• TO DO: In the records below, begin at the line that has "Recreate this image" and stop after the line that has "4.5, interval: 0.5"; quote those lines verbatim and nothing more.

• SUPPLIED MATERIAL:

=======

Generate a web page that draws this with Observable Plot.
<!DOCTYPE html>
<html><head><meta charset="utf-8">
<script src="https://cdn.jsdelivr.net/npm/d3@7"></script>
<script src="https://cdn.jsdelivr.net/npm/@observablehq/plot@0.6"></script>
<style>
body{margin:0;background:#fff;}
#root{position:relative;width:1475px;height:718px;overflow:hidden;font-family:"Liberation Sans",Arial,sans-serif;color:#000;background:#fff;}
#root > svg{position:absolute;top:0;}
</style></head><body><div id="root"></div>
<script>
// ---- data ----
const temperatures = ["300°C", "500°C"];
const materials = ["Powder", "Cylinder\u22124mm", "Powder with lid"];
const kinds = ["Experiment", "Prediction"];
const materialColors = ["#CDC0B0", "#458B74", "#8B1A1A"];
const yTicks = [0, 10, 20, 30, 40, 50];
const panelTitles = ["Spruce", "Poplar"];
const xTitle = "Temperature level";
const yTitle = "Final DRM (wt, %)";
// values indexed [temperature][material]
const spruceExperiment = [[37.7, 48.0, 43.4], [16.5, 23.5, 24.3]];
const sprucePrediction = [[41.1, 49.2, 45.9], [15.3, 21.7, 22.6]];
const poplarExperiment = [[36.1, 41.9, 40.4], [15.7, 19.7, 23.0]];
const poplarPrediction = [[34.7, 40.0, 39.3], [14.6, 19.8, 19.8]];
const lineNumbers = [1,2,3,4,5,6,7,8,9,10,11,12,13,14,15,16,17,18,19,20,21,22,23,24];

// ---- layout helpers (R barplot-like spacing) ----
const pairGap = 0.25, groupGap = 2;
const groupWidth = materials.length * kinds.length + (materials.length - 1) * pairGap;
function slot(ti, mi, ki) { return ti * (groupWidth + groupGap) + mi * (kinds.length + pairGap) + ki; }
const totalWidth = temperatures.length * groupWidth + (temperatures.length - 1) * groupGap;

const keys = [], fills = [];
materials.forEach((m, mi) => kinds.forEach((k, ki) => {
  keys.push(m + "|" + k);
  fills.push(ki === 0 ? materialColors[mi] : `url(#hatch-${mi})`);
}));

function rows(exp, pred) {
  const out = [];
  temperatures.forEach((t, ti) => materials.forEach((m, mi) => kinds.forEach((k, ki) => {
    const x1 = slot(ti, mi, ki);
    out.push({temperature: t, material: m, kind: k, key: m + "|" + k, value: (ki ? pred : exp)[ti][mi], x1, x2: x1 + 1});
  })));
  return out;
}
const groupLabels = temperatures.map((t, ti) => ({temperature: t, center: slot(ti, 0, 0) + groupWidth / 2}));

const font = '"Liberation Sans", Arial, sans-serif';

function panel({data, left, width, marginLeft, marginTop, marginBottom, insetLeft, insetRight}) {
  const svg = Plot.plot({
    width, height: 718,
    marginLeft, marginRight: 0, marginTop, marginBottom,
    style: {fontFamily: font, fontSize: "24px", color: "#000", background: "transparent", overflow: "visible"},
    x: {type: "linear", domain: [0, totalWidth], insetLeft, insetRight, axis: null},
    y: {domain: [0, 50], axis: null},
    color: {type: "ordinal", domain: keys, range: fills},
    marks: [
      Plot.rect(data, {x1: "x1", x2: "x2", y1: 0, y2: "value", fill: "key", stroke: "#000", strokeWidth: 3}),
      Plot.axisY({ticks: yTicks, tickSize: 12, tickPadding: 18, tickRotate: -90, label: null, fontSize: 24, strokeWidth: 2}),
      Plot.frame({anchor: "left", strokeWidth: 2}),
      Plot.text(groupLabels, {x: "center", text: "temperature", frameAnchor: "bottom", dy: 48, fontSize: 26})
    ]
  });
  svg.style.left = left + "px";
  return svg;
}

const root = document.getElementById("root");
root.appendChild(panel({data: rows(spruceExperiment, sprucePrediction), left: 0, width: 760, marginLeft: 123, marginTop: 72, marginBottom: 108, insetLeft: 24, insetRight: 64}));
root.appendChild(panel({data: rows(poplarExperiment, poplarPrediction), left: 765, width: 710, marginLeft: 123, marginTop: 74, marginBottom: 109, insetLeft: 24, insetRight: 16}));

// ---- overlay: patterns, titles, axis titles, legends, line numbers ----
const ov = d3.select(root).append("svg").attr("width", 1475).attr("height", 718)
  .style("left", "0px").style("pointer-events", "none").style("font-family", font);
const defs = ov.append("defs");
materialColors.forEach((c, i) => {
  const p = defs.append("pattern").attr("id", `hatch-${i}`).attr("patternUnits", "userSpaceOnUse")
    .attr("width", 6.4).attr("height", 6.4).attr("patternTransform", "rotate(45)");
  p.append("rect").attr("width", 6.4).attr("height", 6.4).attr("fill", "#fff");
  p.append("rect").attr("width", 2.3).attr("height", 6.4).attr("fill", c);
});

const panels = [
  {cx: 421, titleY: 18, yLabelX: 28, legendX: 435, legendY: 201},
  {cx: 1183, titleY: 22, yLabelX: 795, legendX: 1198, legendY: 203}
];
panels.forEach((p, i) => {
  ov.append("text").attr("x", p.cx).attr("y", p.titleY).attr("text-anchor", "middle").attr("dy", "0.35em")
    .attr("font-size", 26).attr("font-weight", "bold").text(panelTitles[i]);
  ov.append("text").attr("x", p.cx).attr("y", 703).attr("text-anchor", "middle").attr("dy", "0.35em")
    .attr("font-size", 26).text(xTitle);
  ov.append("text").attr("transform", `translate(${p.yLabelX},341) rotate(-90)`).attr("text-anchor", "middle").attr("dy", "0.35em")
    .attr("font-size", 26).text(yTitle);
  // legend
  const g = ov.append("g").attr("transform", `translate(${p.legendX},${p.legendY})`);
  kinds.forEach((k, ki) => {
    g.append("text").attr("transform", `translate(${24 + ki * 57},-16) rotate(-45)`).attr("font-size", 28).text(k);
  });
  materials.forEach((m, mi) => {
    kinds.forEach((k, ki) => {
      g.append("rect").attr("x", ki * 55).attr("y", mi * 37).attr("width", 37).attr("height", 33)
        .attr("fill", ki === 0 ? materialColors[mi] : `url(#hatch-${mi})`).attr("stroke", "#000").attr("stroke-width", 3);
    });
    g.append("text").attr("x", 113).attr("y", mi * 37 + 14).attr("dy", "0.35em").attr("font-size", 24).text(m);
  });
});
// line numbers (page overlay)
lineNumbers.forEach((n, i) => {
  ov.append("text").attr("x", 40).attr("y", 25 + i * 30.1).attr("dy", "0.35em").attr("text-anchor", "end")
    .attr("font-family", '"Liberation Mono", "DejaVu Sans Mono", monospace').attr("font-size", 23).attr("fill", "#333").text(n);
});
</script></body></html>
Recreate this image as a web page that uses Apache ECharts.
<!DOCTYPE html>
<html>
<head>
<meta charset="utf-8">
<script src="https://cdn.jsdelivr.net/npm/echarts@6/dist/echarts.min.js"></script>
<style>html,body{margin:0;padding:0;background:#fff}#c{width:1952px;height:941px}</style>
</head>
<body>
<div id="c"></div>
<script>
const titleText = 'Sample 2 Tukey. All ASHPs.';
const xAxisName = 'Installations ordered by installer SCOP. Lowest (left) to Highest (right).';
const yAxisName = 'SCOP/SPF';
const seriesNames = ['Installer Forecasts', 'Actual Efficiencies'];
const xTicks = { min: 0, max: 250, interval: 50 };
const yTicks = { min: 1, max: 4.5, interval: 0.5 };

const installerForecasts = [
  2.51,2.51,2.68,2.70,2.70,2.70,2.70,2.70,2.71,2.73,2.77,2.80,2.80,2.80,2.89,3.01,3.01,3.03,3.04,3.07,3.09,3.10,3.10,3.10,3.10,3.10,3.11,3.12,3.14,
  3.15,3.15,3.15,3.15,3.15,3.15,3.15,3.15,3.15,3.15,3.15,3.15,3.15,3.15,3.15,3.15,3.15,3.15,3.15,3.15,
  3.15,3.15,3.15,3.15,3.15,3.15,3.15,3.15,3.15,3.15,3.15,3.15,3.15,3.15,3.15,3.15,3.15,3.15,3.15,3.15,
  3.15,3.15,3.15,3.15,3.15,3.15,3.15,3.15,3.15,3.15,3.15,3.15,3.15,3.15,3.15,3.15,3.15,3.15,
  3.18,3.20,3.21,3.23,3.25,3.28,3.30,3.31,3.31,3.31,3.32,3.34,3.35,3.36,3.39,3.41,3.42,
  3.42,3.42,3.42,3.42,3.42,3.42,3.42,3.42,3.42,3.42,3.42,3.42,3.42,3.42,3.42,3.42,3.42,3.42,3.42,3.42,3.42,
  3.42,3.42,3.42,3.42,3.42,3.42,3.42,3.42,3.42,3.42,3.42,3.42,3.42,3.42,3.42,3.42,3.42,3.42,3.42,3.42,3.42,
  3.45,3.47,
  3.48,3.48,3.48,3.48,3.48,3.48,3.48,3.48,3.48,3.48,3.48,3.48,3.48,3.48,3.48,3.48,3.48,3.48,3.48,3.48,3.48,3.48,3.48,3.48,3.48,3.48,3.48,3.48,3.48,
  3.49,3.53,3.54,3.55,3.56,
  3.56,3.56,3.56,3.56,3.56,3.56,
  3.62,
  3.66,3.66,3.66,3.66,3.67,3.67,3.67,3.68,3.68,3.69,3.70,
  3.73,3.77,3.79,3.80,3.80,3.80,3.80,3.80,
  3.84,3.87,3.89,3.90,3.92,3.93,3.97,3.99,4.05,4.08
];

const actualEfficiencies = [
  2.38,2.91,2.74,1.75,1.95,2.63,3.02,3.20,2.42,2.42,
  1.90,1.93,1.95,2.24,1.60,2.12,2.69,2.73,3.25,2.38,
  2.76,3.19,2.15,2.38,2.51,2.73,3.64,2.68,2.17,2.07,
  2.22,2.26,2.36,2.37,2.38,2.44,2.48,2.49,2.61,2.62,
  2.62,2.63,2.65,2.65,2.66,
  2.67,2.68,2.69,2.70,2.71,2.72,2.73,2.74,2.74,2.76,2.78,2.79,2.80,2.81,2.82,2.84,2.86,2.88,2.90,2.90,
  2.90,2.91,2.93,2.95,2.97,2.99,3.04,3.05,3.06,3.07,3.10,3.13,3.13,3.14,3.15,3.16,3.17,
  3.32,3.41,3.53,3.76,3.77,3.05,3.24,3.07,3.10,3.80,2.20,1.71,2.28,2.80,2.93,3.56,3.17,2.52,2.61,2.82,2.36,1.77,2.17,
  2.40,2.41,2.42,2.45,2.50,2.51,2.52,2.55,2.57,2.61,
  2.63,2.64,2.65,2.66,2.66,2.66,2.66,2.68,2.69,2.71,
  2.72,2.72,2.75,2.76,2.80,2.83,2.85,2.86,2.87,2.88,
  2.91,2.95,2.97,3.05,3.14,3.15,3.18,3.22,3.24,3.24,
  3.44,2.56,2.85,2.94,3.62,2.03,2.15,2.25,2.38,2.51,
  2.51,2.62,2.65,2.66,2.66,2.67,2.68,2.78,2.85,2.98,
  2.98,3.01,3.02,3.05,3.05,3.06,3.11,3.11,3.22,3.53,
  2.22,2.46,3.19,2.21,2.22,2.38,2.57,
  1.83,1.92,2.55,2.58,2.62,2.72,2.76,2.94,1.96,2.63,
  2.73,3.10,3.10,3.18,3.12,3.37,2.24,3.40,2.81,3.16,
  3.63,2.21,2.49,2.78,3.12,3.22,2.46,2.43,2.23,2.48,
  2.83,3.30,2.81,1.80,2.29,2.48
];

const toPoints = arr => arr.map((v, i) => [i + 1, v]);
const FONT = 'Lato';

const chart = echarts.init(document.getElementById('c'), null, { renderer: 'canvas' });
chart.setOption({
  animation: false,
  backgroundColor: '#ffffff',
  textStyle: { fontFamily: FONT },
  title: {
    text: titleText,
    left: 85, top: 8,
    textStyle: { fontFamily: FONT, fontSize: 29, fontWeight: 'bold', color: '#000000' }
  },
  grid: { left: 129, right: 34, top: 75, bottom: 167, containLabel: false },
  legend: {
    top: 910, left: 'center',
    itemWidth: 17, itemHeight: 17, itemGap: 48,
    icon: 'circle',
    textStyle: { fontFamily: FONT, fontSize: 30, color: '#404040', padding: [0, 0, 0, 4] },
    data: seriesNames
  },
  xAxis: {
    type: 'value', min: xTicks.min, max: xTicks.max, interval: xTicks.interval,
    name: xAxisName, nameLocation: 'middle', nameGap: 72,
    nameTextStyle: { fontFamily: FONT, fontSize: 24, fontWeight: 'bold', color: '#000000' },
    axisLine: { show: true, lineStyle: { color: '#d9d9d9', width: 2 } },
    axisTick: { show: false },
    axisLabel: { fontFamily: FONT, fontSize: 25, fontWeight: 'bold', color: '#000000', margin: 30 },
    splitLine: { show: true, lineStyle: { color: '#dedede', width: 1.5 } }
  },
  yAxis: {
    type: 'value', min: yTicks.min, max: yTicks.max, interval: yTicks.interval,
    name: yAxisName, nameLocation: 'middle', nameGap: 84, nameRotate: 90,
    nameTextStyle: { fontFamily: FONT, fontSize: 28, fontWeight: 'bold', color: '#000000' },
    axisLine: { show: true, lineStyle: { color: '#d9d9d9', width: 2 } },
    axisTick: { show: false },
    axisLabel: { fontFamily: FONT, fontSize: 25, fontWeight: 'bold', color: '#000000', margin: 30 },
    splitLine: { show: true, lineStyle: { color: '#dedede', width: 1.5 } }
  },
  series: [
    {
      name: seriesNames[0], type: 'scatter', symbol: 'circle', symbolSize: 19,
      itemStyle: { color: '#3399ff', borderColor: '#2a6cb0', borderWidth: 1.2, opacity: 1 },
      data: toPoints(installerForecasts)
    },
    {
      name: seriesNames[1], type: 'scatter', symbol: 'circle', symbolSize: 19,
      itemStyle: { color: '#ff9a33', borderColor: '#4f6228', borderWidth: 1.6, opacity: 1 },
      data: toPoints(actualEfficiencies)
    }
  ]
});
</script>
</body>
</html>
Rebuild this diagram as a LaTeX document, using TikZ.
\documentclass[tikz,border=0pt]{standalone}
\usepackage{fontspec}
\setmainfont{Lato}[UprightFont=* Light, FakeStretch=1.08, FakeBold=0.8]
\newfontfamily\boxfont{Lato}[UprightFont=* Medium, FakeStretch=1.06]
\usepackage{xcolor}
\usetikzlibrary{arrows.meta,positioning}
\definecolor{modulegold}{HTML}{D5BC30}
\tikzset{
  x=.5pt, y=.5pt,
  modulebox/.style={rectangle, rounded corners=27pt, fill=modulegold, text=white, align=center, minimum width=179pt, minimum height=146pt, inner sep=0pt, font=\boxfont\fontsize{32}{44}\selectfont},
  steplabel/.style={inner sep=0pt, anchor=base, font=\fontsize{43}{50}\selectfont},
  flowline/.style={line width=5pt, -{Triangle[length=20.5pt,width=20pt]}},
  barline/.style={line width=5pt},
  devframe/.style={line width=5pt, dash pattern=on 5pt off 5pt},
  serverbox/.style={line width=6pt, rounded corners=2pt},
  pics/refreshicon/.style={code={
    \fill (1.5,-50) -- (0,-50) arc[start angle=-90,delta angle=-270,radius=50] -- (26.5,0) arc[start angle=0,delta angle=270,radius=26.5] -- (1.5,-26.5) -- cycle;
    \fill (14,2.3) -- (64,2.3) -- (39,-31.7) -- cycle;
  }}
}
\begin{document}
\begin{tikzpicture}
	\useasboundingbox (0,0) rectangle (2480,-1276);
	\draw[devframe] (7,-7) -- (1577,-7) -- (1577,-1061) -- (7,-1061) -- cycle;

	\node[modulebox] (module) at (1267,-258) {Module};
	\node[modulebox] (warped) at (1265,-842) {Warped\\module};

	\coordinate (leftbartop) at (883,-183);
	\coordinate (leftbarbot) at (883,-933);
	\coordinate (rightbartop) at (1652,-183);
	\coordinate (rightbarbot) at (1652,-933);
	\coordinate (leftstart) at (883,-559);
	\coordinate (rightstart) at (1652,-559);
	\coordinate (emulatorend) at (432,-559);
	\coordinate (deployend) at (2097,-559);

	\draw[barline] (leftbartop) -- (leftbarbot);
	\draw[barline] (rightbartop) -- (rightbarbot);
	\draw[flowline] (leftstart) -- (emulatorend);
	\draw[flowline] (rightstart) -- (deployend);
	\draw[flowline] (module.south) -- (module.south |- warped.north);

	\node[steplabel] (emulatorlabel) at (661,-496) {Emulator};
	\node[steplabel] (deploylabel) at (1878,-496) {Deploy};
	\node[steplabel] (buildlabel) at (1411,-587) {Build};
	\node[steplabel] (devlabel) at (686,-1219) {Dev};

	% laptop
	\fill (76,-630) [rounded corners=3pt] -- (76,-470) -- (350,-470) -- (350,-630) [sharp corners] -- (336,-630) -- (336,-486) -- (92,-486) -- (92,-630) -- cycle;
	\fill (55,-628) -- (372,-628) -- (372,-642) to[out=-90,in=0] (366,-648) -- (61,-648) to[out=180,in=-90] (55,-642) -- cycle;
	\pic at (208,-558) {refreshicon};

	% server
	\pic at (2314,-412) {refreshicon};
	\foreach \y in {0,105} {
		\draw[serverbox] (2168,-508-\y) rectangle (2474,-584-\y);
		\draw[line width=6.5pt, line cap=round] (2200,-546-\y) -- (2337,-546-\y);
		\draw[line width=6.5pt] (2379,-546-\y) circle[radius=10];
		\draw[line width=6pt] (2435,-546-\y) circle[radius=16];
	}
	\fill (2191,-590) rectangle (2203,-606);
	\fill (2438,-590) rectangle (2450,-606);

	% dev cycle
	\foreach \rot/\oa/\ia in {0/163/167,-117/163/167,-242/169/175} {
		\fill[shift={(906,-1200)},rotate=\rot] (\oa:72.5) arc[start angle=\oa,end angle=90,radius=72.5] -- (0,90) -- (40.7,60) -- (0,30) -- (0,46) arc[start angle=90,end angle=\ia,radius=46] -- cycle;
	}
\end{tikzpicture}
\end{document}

=======

• WRITTEN REPLY:
Recreate this image as a web page that uses Apache ECharts.
<!DOCTYPE html>
<html>
<head>
<meta charset="utf-8">
<script src="https://cdn.jsdelivr.net/npm/echarts@6/dist/echarts.min.js"></script>
<style>html,body{margin:0;padding:0;background:#fff}#c{width:1952px;height:941px}</style>
</head>
<body>
<div id="c"></div>
<script>
const titleText = 'Sample 2 Tukey. All ASHPs.';
const xAxisName = 'Installations ordered by installer SCOP. Lowest (left) to Highest (right).';
const yAxisName = 'SCOP/SPF';
const seriesNames = ['Installer Forecasts', 'Actual Efficiencies'];
const xTicks = { min: 0, max: 250, interval: 50 };
const yTicks = { min: 1, max: 4.5, interval: 0.5 };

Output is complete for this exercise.